§ **EXERCISE PROMPT**:
Tally the lines that contain the string "Clone" and give the number by itself.

§ **INFORMATION PROVIDED**:
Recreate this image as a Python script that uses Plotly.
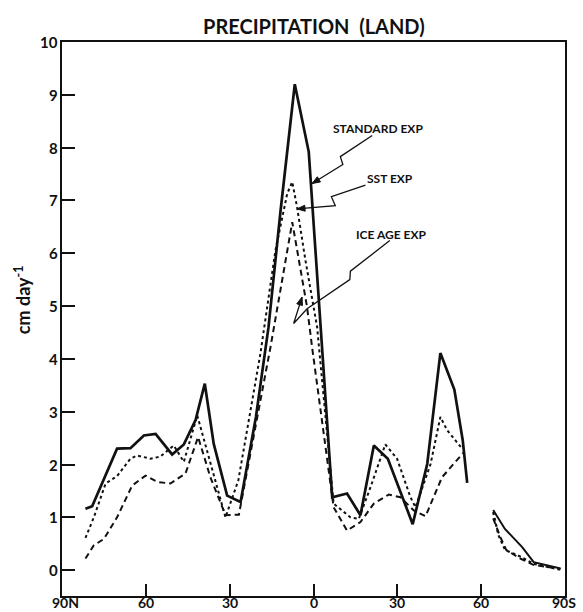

* * *

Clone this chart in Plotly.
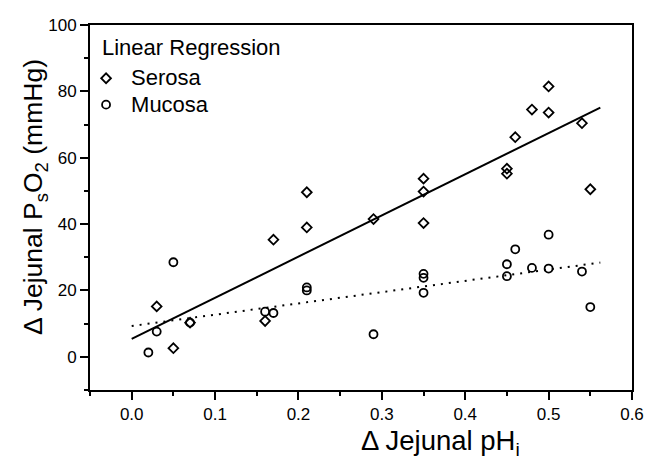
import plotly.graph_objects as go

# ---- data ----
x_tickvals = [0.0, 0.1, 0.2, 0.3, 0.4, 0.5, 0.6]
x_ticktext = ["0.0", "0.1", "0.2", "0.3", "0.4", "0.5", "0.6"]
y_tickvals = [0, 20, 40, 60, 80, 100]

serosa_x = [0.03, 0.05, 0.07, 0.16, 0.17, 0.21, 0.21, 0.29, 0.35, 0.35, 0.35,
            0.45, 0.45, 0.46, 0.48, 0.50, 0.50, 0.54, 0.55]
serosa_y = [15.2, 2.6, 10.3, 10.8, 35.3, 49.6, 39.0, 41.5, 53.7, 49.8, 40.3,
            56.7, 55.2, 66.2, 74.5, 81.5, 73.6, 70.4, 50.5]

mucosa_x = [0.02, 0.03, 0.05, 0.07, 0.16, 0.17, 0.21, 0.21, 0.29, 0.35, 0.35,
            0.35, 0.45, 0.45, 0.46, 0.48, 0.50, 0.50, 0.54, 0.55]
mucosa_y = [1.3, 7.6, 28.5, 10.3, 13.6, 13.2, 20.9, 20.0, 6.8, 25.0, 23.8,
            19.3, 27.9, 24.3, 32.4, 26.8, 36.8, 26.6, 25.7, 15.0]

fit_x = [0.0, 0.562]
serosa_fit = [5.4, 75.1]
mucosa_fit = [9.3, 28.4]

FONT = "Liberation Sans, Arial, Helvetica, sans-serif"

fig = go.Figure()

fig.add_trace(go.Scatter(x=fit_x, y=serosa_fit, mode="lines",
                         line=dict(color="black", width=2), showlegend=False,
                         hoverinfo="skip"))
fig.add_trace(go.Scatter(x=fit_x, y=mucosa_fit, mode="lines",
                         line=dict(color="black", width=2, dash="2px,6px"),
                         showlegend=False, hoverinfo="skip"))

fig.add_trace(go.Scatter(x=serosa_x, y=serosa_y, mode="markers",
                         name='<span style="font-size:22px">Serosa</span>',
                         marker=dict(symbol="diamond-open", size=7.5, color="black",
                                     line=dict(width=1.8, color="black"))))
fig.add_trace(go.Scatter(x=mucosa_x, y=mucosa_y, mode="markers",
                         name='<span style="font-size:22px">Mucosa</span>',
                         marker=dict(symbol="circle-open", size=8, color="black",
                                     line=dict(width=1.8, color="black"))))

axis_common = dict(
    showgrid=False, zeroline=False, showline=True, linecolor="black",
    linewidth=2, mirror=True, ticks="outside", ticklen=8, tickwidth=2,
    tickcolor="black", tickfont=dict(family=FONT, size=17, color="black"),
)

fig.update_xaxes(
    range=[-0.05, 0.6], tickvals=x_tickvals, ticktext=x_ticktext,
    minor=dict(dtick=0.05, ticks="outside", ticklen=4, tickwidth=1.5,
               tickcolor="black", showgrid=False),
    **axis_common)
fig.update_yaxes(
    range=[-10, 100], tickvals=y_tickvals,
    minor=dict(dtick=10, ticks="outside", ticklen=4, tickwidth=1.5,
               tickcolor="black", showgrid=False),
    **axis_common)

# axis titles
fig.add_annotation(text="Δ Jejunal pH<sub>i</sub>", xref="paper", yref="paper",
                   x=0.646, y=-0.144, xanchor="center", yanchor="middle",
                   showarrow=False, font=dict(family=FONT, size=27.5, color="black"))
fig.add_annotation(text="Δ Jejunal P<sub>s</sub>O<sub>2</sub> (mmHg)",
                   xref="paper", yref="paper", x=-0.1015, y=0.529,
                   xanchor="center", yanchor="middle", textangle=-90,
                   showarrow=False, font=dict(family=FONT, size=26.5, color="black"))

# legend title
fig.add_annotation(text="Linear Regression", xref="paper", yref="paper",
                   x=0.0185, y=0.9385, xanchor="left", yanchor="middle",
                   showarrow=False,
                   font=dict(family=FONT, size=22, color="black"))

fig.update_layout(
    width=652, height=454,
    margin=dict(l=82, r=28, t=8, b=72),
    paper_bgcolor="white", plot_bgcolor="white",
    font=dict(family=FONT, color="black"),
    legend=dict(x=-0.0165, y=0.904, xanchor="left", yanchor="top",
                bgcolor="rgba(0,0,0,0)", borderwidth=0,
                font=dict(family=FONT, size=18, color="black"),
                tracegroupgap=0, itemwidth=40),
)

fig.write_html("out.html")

==

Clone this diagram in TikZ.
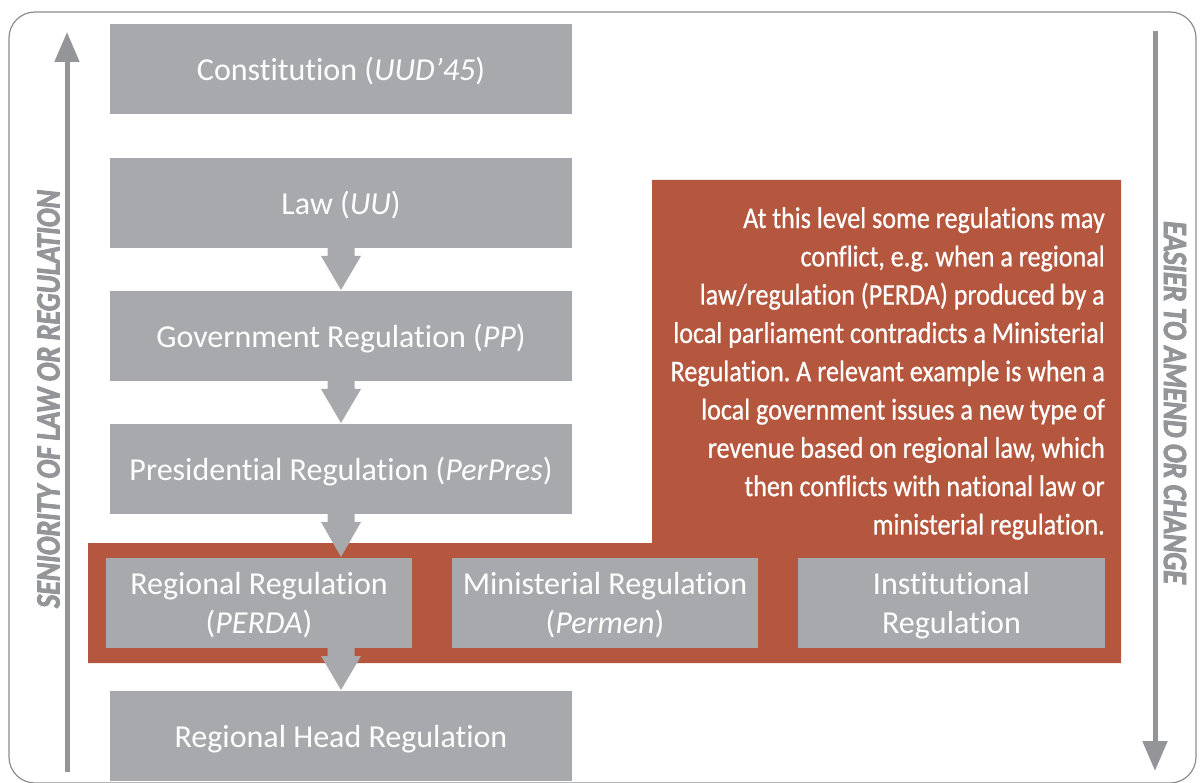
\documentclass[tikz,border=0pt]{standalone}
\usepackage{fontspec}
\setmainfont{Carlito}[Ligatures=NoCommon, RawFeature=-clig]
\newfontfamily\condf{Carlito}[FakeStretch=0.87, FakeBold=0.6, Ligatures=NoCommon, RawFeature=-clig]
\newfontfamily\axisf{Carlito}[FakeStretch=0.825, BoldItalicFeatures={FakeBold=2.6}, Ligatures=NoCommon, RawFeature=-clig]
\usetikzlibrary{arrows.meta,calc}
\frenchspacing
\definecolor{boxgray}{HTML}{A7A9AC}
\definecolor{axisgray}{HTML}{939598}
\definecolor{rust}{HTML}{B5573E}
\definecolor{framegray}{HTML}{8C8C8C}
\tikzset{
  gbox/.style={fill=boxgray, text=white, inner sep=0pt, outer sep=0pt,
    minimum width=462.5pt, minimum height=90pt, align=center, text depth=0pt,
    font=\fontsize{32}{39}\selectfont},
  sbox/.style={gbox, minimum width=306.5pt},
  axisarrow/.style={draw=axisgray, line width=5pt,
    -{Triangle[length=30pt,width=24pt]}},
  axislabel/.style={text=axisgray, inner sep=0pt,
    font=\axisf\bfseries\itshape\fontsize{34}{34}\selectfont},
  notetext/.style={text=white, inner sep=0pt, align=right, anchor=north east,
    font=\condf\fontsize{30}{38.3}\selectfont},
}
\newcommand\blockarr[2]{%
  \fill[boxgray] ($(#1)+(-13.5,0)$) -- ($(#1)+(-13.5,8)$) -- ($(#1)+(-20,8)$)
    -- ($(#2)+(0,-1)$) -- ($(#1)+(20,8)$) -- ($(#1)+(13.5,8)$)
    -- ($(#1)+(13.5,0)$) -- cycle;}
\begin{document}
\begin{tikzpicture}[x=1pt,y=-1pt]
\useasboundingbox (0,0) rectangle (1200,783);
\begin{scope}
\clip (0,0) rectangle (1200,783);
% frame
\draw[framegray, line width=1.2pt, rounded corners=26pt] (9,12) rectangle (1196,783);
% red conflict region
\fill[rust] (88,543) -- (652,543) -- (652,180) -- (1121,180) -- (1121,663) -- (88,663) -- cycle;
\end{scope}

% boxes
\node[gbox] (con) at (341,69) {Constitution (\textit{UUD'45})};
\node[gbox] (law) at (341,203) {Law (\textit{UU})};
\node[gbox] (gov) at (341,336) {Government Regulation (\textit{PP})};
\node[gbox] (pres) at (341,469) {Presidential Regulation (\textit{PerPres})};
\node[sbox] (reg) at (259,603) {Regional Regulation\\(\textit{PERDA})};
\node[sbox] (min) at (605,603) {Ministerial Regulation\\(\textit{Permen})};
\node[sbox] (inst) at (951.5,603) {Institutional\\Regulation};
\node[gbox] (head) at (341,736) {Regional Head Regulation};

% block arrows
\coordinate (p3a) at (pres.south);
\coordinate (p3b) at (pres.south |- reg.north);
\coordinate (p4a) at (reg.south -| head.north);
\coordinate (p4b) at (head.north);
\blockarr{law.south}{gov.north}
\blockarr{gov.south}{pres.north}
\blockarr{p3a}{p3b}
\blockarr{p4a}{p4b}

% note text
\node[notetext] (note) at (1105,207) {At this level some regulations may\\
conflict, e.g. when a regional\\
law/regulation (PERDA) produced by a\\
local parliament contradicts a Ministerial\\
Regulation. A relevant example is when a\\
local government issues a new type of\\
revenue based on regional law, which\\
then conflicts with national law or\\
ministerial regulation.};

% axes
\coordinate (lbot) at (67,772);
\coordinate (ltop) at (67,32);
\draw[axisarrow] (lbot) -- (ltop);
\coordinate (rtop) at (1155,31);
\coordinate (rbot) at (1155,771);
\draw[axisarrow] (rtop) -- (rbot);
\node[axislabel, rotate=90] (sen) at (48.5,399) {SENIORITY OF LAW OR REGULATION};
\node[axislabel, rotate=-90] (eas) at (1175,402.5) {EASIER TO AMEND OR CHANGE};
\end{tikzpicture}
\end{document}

§ **EXERCISE RESULT**:
2